TASK> Please transcribe the listing below in full and word for word, without its pictures.

RECORDED DATA>
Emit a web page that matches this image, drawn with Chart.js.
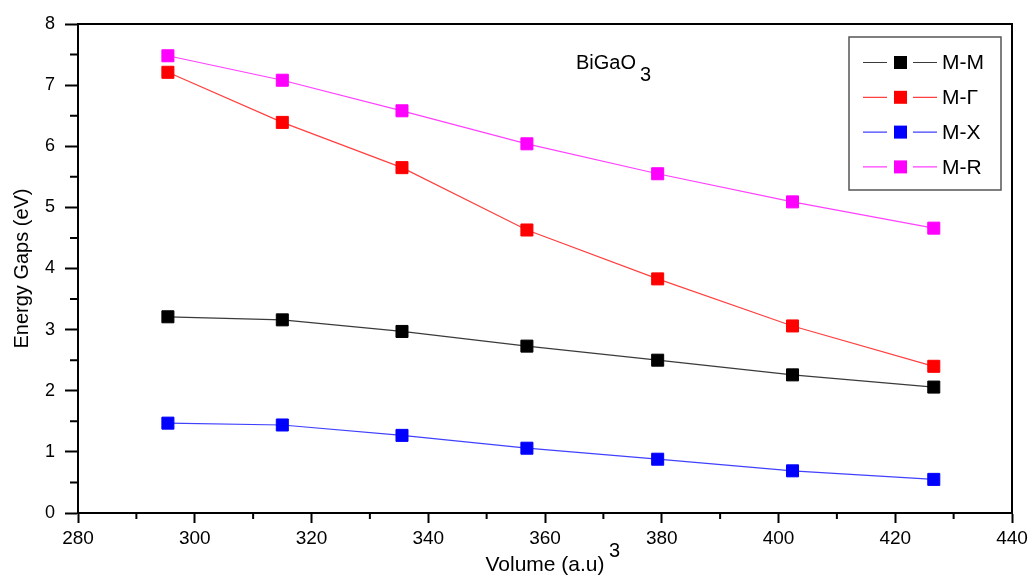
<!DOCTYPE html>
<html>
<head>
<meta charset="utf-8">
<title>BiGaO3 energy gaps</title>
<script src="https://cdn.jsdelivr.net/npm/chart.js@4/dist/chart.umd.min.js"></script>
<style>
    body { margin: 0; background: #fff; }
    #wrap { position: relative; width: 1034px; height: 578px; }
</style>
</head>
<body>
<div id="wrap"><canvas id="gapChart"></canvas></div>
<script>
// Values
const volumes = [295.4, 315.0, 335.5, 356.9, 379.3, 402.4, 426.6];
const gapMM = [3.21, 3.16, 2.97, 2.73, 2.50, 2.26, 2.06];
const gapMG = [7.21, 6.39, 5.65, 4.63, 3.83, 3.06, 2.40];
const gapMX = [1.47, 1.44, 1.27, 1.06, 0.88, 0.69, 0.55];
const gapMR = [7.48, 7.08, 6.58, 6.04, 5.55, 5.09, 4.66];
const seriesNames = ['M-M', 'M-Γ', 'M-X', 'M-R'];
const xTicks = [280, 300, 320, 340, 360, 380, 400, 420, 440];
const yTicks = [0, 1, 2, 3, 4, 5, 6, 7, 8];

const FONT = 'Arial, "Liberation Sans", sans-serif';

function points(ys) {
    return ys.map((y, i) => ({ x: volumes[i], y: y }));
}

function makeSet(label, ys, lineColor, markColor) {
    return {
        label: label,
        data: points(ys),
        borderColor: lineColor,
        borderWidth: 1.2,
        backgroundColor: markColor,
        pointStyle: 'rect',
        pointRadius: 8.5,
        pointHoverRadius: 8.5,
        pointBackgroundColor: markColor,
        pointBorderColor: markColor,
        pointBorderWidth: 1,
        tension: 0
    };
}

// frame, minor ticks, title text, superscript and the legend box
const decorPlugin = {
    id: 'decor',
    afterDraw(chart) {
        const ctx = chart.ctx;
        const area = chart.chartArea;
        const xs = chart.scales.x;
        const ys = chart.scales.y;
        ctx.save();
        ctx.strokeStyle = '#000';
        ctx.lineWidth = 2;

        // top and right frame lines
        ctx.beginPath();
        ctx.moveTo(area.left, area.top);
        ctx.lineTo(area.right, area.top);
        ctx.lineTo(area.right, area.bottom);
        ctx.stroke();

        // minor ticks
        ctx.beginPath();
        for (let v = xTicks[0] + 10; v < xTicks[xTicks.length - 1]; v += 20) {
            const px = xs.getPixelForValue(v);
            ctx.moveTo(px, area.bottom);
            ctx.lineTo(px, area.bottom + 6);
        }
        for (let v = 0.5; v < yTicks[yTicks.length - 1]; v += 1) {
            const py = ys.getPixelForValue(v);
            ctx.moveTo(area.left, py);
            ctx.lineTo(area.left - 8, py);
        }
        ctx.stroke();

        // compound name inside the plot
        ctx.fillStyle = '#000';
        ctx.textBaseline = 'middle';
        ctx.textAlign = 'left';
        ctx.font = '20px ' + FONT;
        ctx.fillText('BiGaO', 576, 63);
        const w = ctx.measureText('BiGaO').width;
        ctx.fillText('3', 576 + w + 4, 75);

        // superscript after the x axis title
        ctx.font = '20px ' + FONT;
        ctx.fillText('3', 609, 551);

        // legend
        const lx = 849, ly = 37, lw = 152, lh = 153;
        ctx.strokeStyle = '#555';
        ctx.lineWidth = 1.5;
        ctx.strokeRect(lx, ly, lw, lh);
        ctx.font = '21px ' + FONT;
        chart.data.datasets.forEach((ds, i) => {
            const cy = 62.5 + i * 34.8;
            ctx.strokeStyle = ds.borderColor;
            ctx.lineWidth = 1.2;
            ctx.beginPath();
            ctx.moveTo(863, cy);
            ctx.lineTo(887, cy);
            ctx.moveTo(913, cy);
            ctx.lineTo(937, cy);
            ctx.stroke();
            ctx.fillStyle = ds.pointBackgroundColor;
            ctx.fillRect(894, cy - 6.5, 13, 13);
            ctx.fillStyle = '#000';
            ctx.fillText(ds.label, 942, cy + 1);
        });
        ctx.restore();
    }
};

const ctx = document.getElementById('gapChart').getContext('2d');
const gapChart = new Chart(ctx, {
    type: 'line',
    data: {
        datasets: [
            makeSet(seriesNames[0], gapMM, '#3a3a3a', '#000000'),
            makeSet(seriesNames[1], gapMG, '#ff4040', '#ff0000'),
            makeSet(seriesNames[2], gapMX, '#4040ff', '#0000ff'),
            makeSet(seriesNames[3], gapMR, '#ff40ff', '#ff00ff')
        ]
    },
    options: {
        responsive: true,
        maintainAspectRatio: false,
        animation: false,
        layout: {
            padding: { top: 24, right: 22, left: 0, bottom: 0 }
        },
        plugins: {
            legend: { display: false },
            tooltip: { enabled: false }
        },
        scales: {
            x: {
                type: 'linear',
                min: 280,
                max: 440,
                afterBuildTicks: (scale) => {
                    scale.ticks = xTicks.map(v => ({ value: v }));
                },
                afterFit: (scale) => { scale.height = 65; },
                ticks: {
                    color: '#000',
                    font: { family: FONT, size: 19 },
                    padding: 4,
                    maxRotation: 0
                },
                grid: {
                    drawOnChartArea: false,
                    tickLength: 10,
                    tickWidth: 2,
                    tickColor: '#000'
                },
                border: { color: '#000', width: 2 },
                title: {
                    display: true,
                    text: 'Volume (a.u)',
                    color: '#000',
                    font: { family: FONT, size: 21 },
                    padding: { top: 0, bottom: 0 }
                }
            },
            y: {
                min: 0,
                max: 8,
                afterBuildTicks: (scale) => {
                    scale.ticks = yTicks.map(v => ({ value: v }));
                },
                afterFit: (scale) => { scale.width = 78; },
                ticks: {
                    color: '#000',
                    font: { family: FONT, size: 18 },
                    padding: 10
                },
                grid: {
                    drawOnChartArea: false,
                    tickLength: 13,
                    tickWidth: 2,
                    tickColor: '#000'
                },
                border: { color: '#000', width: 2 },
                title: {
                    display: true,
                    text: 'Energy Gaps (eV)',
                    color: '#000',
                    font: { family: FONT, size: 20 },
                    padding: { top: 10, bottom: 0 }
                }
            }
        }
    },
    plugins: [decorPlugin]
});
</script>
</body>
</html>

ANSWER>
Emit a web page that matches this image, drawn with Chart.js.
<!DOCTYPE html>
<html>
<head>
<meta charset="utf-8">
<title>BiGaO3 energy gaps</title>
<script src="https://cdn.jsdelivr.net/npm/chart.js@4/dist/chart.umd.min.js"></script>
<style>
    body { margin: 0; background: #fff; }
    #wrap { position: relative; width: 1034px; height: 578px; }
</style>
</head>
<body>
<div id="wrap"><canvas id="gapChart"></canvas></div>
<script>
// Values
const volumes = [295.4, 315.0, 335.5, 356.9, 379.3, 402.4, 426.6];
const gapMM = [3.21, 3.16, 2.97, 2.73, 2.50, 2.26, 2.06];
const gapMG = [7.21, 6.39, 5.65, 4.63, 3.83, 3.06, 2.40];
const gapMX = [1.47, 1.44, 1.27, 1.06, 0.88, 0.69, 0.55];
const gapMR = [7.48, 7.08, 6.58, 6.04, 5.55, 5.09, 4.66];
const seriesNames = ['M-M', 'M-Γ', 'M-X', 'M-R'];
const xTicks = [280, 300, 320, 340, 360, 380, 400, 420, 440];
const yTicks = [0, 1, 2, 3, 4, 5, 6, 7, 8];

const FONT = 'Arial, "Liberation Sans", sans-serif';

function points(ys) {
    return ys.map((y, i) => ({ x: volumes[i], y: y }));
}

function makeSet(label, ys, lineColor, markColor) {
    return {
        label: label,
        data: points(ys),
        borderColor: lineColor,
        borderWidth: 1.2,
        backgroundColor: markColor,
        pointStyle: 'rect',
        pointRadius: 8.5,
        pointHoverRadius: 8.5,
        pointBackgroundColor: markColor,
        pointBorderColor: markColor,
        pointBorderWidth: 1,
        tension: 0
    };
}

// frame, minor ticks, title text, superscript and the legend box
const decorPlugin = {
    id: 'decor',
    afterDraw(chart) {
        const ctx = chart.ctx;
        const area = chart.chartArea;
        const xs = chart.scales.x;
        const ys = chart.scales.y;
        ctx.save();
        ctx.strokeStyle = '#000';
        ctx.lineWidth = 2;

        // top and right frame lines
        ctx.beginPath();
        ctx.moveTo(area.left, area.top);
        ctx.lineTo(area.right, area.top);
        ctx.lineTo(area.right, area.bottom);
        ctx.stroke();

        // minor ticks
        ctx.beginPath();
        for (let v = xTicks[0] + 10; v < xTicks[xTicks.length - 1]; v += 20) {
            const px = xs.getPixelForValue(v);
            ctx.moveTo(px, area.bottom);
            ctx.lineTo(px, area.bottom + 6);
        }
        for (let v = 0.5; v < yTicks[yTicks.length - 1]; v += 1) {
            const py = ys.getPixelForValue(v);
            ctx.moveTo(area.left, py);
            ctx.lineTo(area.left - 8, py);
        }
        ctx.stroke();

        // compound name inside the plot
        ctx.fillStyle = '#000';
        ctx.textBaseline = 'middle';
        ctx.textAlign = 'left';
        ctx.font = '20px ' + FONT;
        ctx.fillText('BiGaO', 576, 63);
        const w = ctx.measureText('BiGaO').width;
        ctx.fillText('3', 576 + w + 4, 75);

        // superscript after the x axis title
        ctx.font = '20px ' + FONT;
        ctx.fillText('3', 609, 551);

        // legend
        const lx = 849, ly = 37, lw = 152, lh = 153;
        ctx.strokeStyle = '#555';
        ctx.lineWidth = 1.5;
        ctx.strokeRect(lx, ly, lw, lh);
        ctx.font = '21px ' + FONT;
        chart.data.datasets.forEach((ds, i) => {
            const cy = 62.5 + i * 34.8;
            ctx.strokeStyle = ds.borderColor;
            ctx.lineWidth = 1.2;
            ctx.beginPath();
            ctx.moveTo(863, cy);
            ctx.lineTo(887, cy);
            ctx.moveTo(913, cy);
            ctx.lineTo(937, cy);
            ctx.stroke();
            ctx.fillStyle = ds.pointBackgroundColor;
            ctx.fillRect(894, cy - 6.5, 13, 13);
            ctx.fillStyle = '#000';
            ctx.fillText(ds.label, 942, cy + 1);
        });
        ctx.restore();
    }
};

const ctx = document.getElementById('gapChart').getContext('2d');
const gapChart = new Chart(ctx, {
    type: 'line',
    data: {
        datasets: [
            makeSet(seriesNames[0], gapMM, '#3a3a3a', '#000000'),
            makeSet(seriesNames[1], gapMG, '#ff4040', '#ff0000'),
            makeSet(seriesNames[2], gapMX, '#4040ff', '#0000ff'),
            makeSet(seriesNames[3], gapMR, '#ff40ff', '#ff00ff')
        ]
    },
    options: {
        responsive: true,
        maintainAspectRatio: false,
        animation: false,
        layout: {
            padding: { top: 24, right: 22, left: 0, bottom: 0 }
        },
        plugins: {
            legend: { display: false },
            tooltip: { enabled: false }
        },
        scales: {
            x: {
                type: 'linear',
                min: 280,
                max: 440,
                afterBuildTicks: (scale) => {
                    scale.ticks = xTicks.map(v => ({ value: v }));
                },
                afterFit: (scale) => { scale.height = 65; },
                ticks: {
                    color: '#000',
                    font: { family: FONT, size: 19 },
                    padding: 4,
                    maxRotation: 0
                },
                grid: {
                    drawOnChartArea: false,
                    tickLength: 10,
                    tickWidth: 2,
                    tickColor: '#000'
                },
                border: { color: '#000', width: 2 },
                title: {
                    display: true,
                    text: 'Volume (a.u)',
                    color: '#000',
                    font: { family: FONT, size: 21 },
                    padding: { top: 0, bottom: 0 }
                }
            },
            y: {
                min: 0,
                max: 8,
                afterBuildTicks: (scale) => {
                    scale.ticks = yTicks.map(v => ({ value: v }));
                },
                afterFit: (scale) => { scale.width = 78; },
                ticks: {
                    color: '#000',
                    font: { family: FONT, size: 18 },
                    padding: 10
                },
                grid: {
                    drawOnChartArea: false,
                    tickLength: 13,
                    tickWidth: 2,
                    tickColor: '#000'
                },
                border: { color: '#000', width: 2 },
                title: {
                    display: true,
                    text: 'Energy Gaps (eV)',
                    color: '#000',
                    font: { family: FONT, size: 20 },
                    padding: { top: 10, bottom: 0 }
                }
            }
        }
    },
    plugins: [decorPlugin]
});
</script>
</body>
</html>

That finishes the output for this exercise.